“Pakistani President Asif Ali Zardari on Monday said the United States drone raids on Pakistani territory should be stopped, describing them as counter-productive, private TV channel Geo reported.” — from this news article
Asif Ali Zardari is the crook, slightly less Islamist in inclination, who is the widower of Pinky Bhutto. In other words, he’s one of the anglophone zamindars who own most of Pakistan, though some in the military, that other center of power and for some a royal road to riches, are giving the zamindars, or landowners (with jute, textiles, stuff like that), a run for their money.
He’s better than Nawaz Sharif, in just the same way that beetle-browed Brezhnev was “better” than party-theoretician Mikhail Suslov, or that Chou En-Lai (with his worldly cigarette-holder, and his French) was “better” than that dour and determined Long-Marcher and epic natator, Chairman Mao. But he’s still awful, still mendacious, and still not about to come clean and say the truth to General Petraeus or anyone else: Look, we’re Muslims. We don’t like you. You are Infidels. Our people cannot like you. Their sympathies are naturally with any Muslims fighting you, unless that particular Muslim group has just finished decapitating the people in the next village, and now threaten them. That’s the only way they will give you, and only most temporarily, any cooperation, and they will do so only so that you supply them, or supply us, with weapons galore. Oh, and money, of course, money. You can’t expect us to ask Saudi Arabia or the U.A.E. or Kuwait or Qatar for money; the money must come from Infidels.
No, he won’t say that.
Still, there are hints of it all the time. A news article a few months ago said this: “Mr. Zardari and the People’s Party wants to be tough with the militants but they do not have support in the country, where there is growing anti-American sentiment largely fueled by the indiscriminate missile attacks and cross-border incursions.”
It’s up to General Petraeus, who is slow and methodical, to figure out why this anti-American sentiment exists, and to figure out also that what the military do is a very small part of what must be done. Petraeus is entirely too slow in his learning-curve about Islam. And his new post as head of CENTCOM does not, apparently, allow him to take a peek at what is happening elsewhere, in Thailand or Indonesia, or most importantly, in Western Europe. No, so far this seems to have escaped him, though there are glimmers, here and there, that his understanding of the meaning and menace of Islam is broadening and deepening.

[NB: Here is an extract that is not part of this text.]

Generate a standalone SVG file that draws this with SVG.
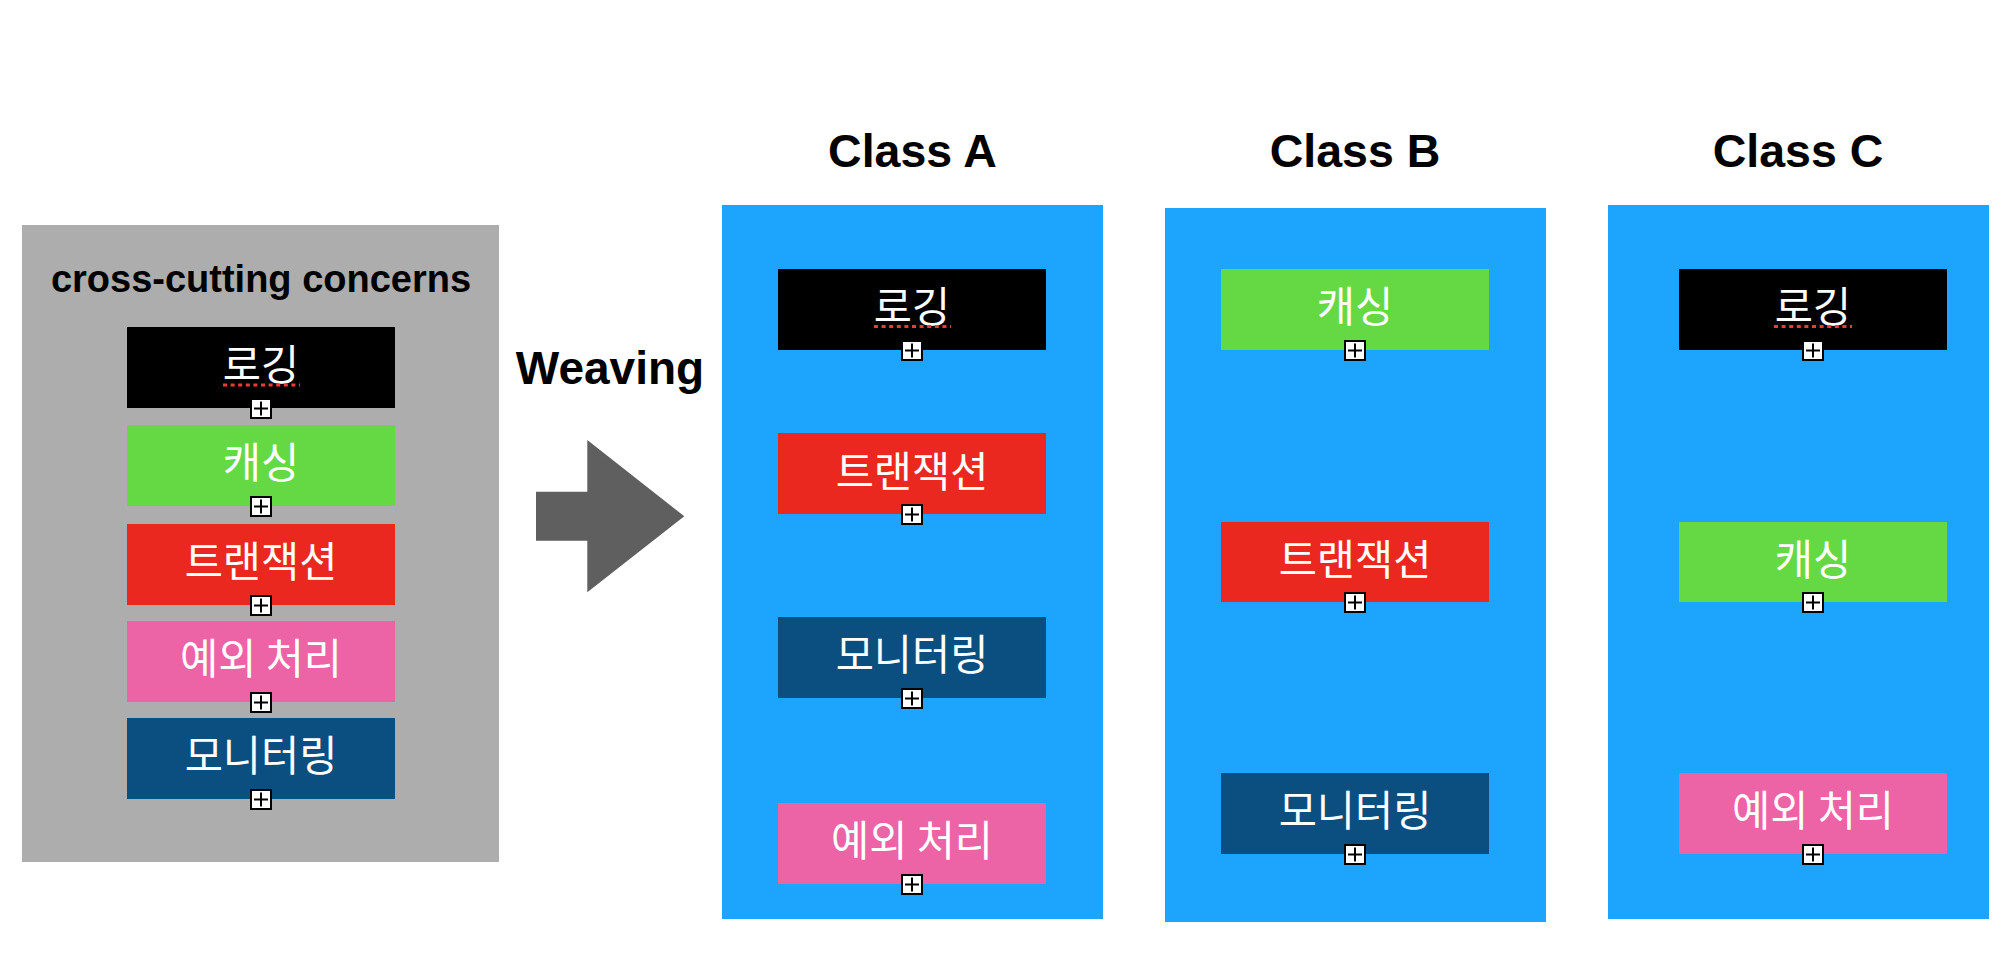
<svg xmlns="http://www.w3.org/2000/svg" xmlns:xlink="http://www.w3.org/1999/xlink" width="2016" height="958" viewBox="0 0 2016 958">
  <style>
    .title { font-family: "Liberation Sans", Arial, Helvetica, sans-serif; font-weight: bold; fill: #000; text-anchor: middle; }
    .lbl { font-family: "Noto Sans CJK KR", "Noto Sans", sans-serif; font-size: 41.5px; fill: #fff; text-anchor: middle; }
    .panel { fill: #1da5fe; }
    .black { fill: #000000; }
    .green { fill: #65d944; }
    .red { fill: #eb2820; }
    .pink { fill: #ec63a6; }
    .navy { fill: #0a4f80; }
    .spell { stroke: #f03a3a; stroke-width: 3; stroke-dasharray: 4 3.6; fill: none; }
  </style>
  <defs>
    <g id="plus">
      <rect x="-10" y="-9" width="20" height="19" fill="#fff" stroke="#000" stroke-width="2"/>
      <path d="M-7 0.5 H7 M0 -6.5 V7.5" stroke="#000" stroke-width="2" fill="none"/>
    </g>
  </defs>

  <rect width="2016" height="958" fill="#fff"/>

  <!-- Left panel: cross-cutting concerns -->
  <g id="concerns-panel">
    <rect x="22" y="225" width="477" height="637" fill="#adadad"/>
    <text class="title" x="261" y="292" font-size="38">cross-cutting concerns</text>
  </g>
  <g id="cc-logging">
    <rect class="black" x="127" y="327" width="268" height="81"/>
    <text class="lbl" x="261" y="380">로깅</text>
    <line class="spell" x1="223" y1="385" x2="300" y2="385"/>
    <use xlink:href="#plus" x="261" y="408"/>
  </g>
  <g id="cc-caching">
    <rect class="green" x="127" y="425" width="268" height="81"/>
    <text class="lbl" x="261" y="478">캐싱</text>
    <use xlink:href="#plus" x="261" y="506"/>
  </g>
  <g id="cc-transaction">
    <rect class="red" x="127" y="524" width="268" height="81"/>
    <text class="lbl" x="261" y="577">트랜잭션</text>
    <use xlink:href="#plus" x="261" y="605"/>
  </g>
  <g id="cc-exception">
    <rect class="pink" x="127" y="621" width="268" height="81"/>
    <text class="lbl" x="261" y="674">예외 처리</text>
    <use xlink:href="#plus" x="261" y="702"/>
  </g>
  <g id="cc-monitoring">
    <rect class="navy" x="127" y="718" width="268" height="81"/>
    <text class="lbl" x="261" y="771">모니터링</text>
    <use xlink:href="#plus" x="261" y="799"/>
  </g>

  <!-- Weaving arrow -->
  <g id="connectors">
    <text class="title" x="610" y="384" font-size="46">Weaving</text>
    <polygon points="536,491.7 587.3,491.7 587.3,440 684.3,516.3 587.3,592.3 587.3,540.7 536,540.7" fill="#5f5f5f"/>
  </g>

  <!-- Class A -->
  <g id="class-a">
    <text class="title" x="912.5" y="166.5" font-size="46.5">Class A</text>
    <rect class="panel" x="722" y="205" width="381" height="714"/>
  </g>
  <g id="a-logging">
    <rect class="black" x="778" y="269" width="268" height="81"/>
    <text class="lbl" x="912" y="322">로깅</text>
    <line class="spell" x1="874" y1="326.5" x2="951" y2="326.5"/>
    <use xlink:href="#plus" x="912" y="350"/>
  </g>
  <g id="a-transaction">
    <rect class="red" x="778" y="433" width="268" height="81"/>
    <text class="lbl" x="912" y="486.5">트랜잭션</text>
    <use xlink:href="#plus" x="912" y="514"/>
  </g>
  <g id="a-monitoring">
    <rect class="navy" x="778" y="617" width="268" height="81"/>
    <text class="lbl" x="912" y="670">모니터링</text>
    <use xlink:href="#plus" x="912" y="698"/>
  </g>
  <g id="a-exception">
    <rect class="pink" x="778" y="803" width="268" height="81"/>
    <text class="lbl" x="912" y="856">예외 처리</text>
    <use xlink:href="#plus" x="912" y="884"/>
  </g>

  <!-- Class B -->
  <g id="class-b">
    <text class="title" x="1355" y="166.5" font-size="46.5">Class B</text>
    <rect class="panel" x="1165" y="208" width="381" height="714"/>
  </g>
  <g id="b-caching">
    <rect class="green" x="1221" y="269" width="268" height="81"/>
    <text class="lbl" x="1355" y="322">캐싱</text>
    <use xlink:href="#plus" x="1355" y="350"/>
  </g>
  <g id="b-transaction">
    <rect class="red" x="1221" y="522" width="268" height="80"/>
    <text class="lbl" x="1355" y="575">트랜잭션</text>
    <use xlink:href="#plus" x="1355" y="602"/>
  </g>
  <g id="b-monitoring">
    <rect class="navy" x="1221" y="773" width="268" height="81"/>
    <text class="lbl" x="1355" y="826">모니터링</text>
    <use xlink:href="#plus" x="1355" y="854"/>
  </g>

  <!-- Class C -->
  <g id="class-c">
    <text class="title" x="1798" y="166.5" font-size="46.5">Class C</text>
    <rect class="panel" x="1608" y="205" width="381" height="714"/>
  </g>
  <g id="c-logging">
    <rect class="black" x="1679" y="269" width="268" height="81"/>
    <text class="lbl" x="1813" y="322">로깅</text>
    <line class="spell" x1="1774" y1="326.5" x2="1852" y2="326.5"/>
    <use xlink:href="#plus" x="1813" y="350"/>
  </g>
  <g id="c-caching">
    <rect class="green" x="1679" y="522" width="268" height="80"/>
    <text class="lbl" x="1813" y="575">캐싱</text>
    <use xlink:href="#plus" x="1813" y="602"/>
  </g>
  <g id="c-exception">
    <rect class="pink" x="1679" y="773" width="268" height="81"/>
    <text class="lbl" x="1813" y="826">예외 처리</text>
    <use xlink:href="#plus" x="1813" y="854"/>
  </g>
</svg>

But s-l-o-w-l-y. Too s-l-o-w-l-y.
And meanwhile, the meretricious rulers of Pakistan, the zamindars and generals, for all their smiling anglophonic plausibility, are not much different deep down from those they rule over. They dislike Infidels, but above all they dislike the Americans, who appear to believe that they should be getting something for the tens of billions they have poured into Pakistan over the years — $30 billion since 9/11/2001 alone. How outrageous of those Americans! How intolerable for them to expect us to really fight other Muslims! How dare they, no matter how frustrated, attack the Taliban and Al Qaeda without asking our permission first, so that we can decide when and where, and how often, to warn our fellow Muslims?
When will the people who make American policy cease to be so endlessly naive, so willfully ignorant of Islam and what it teaches, what it inculcates, what it does to the minds of Believers? Will it be another few months, another few years, what? Don’t you think that all over Europe people are enraged, are in despair, that their governments ever allowed so many Muslims to enter France, and Great Britain, and Germany, and Belgium, and Sweden, and Denmark, and Norway and Spain and Italy and The Netherlands? Is there anyone who, if he could turn the clock back forty years, would not have kept out every single Muslim immigrant? No, there is not.
Why is it so hard for the Americans whose task it is to instruct and protect us to do what they should, to even make the attempt to read the texts, to study the tenets, to read the real — as opposed to the false, the mendacious, the gone-native propagandistic — scholars of Islam and of Islamic conquest?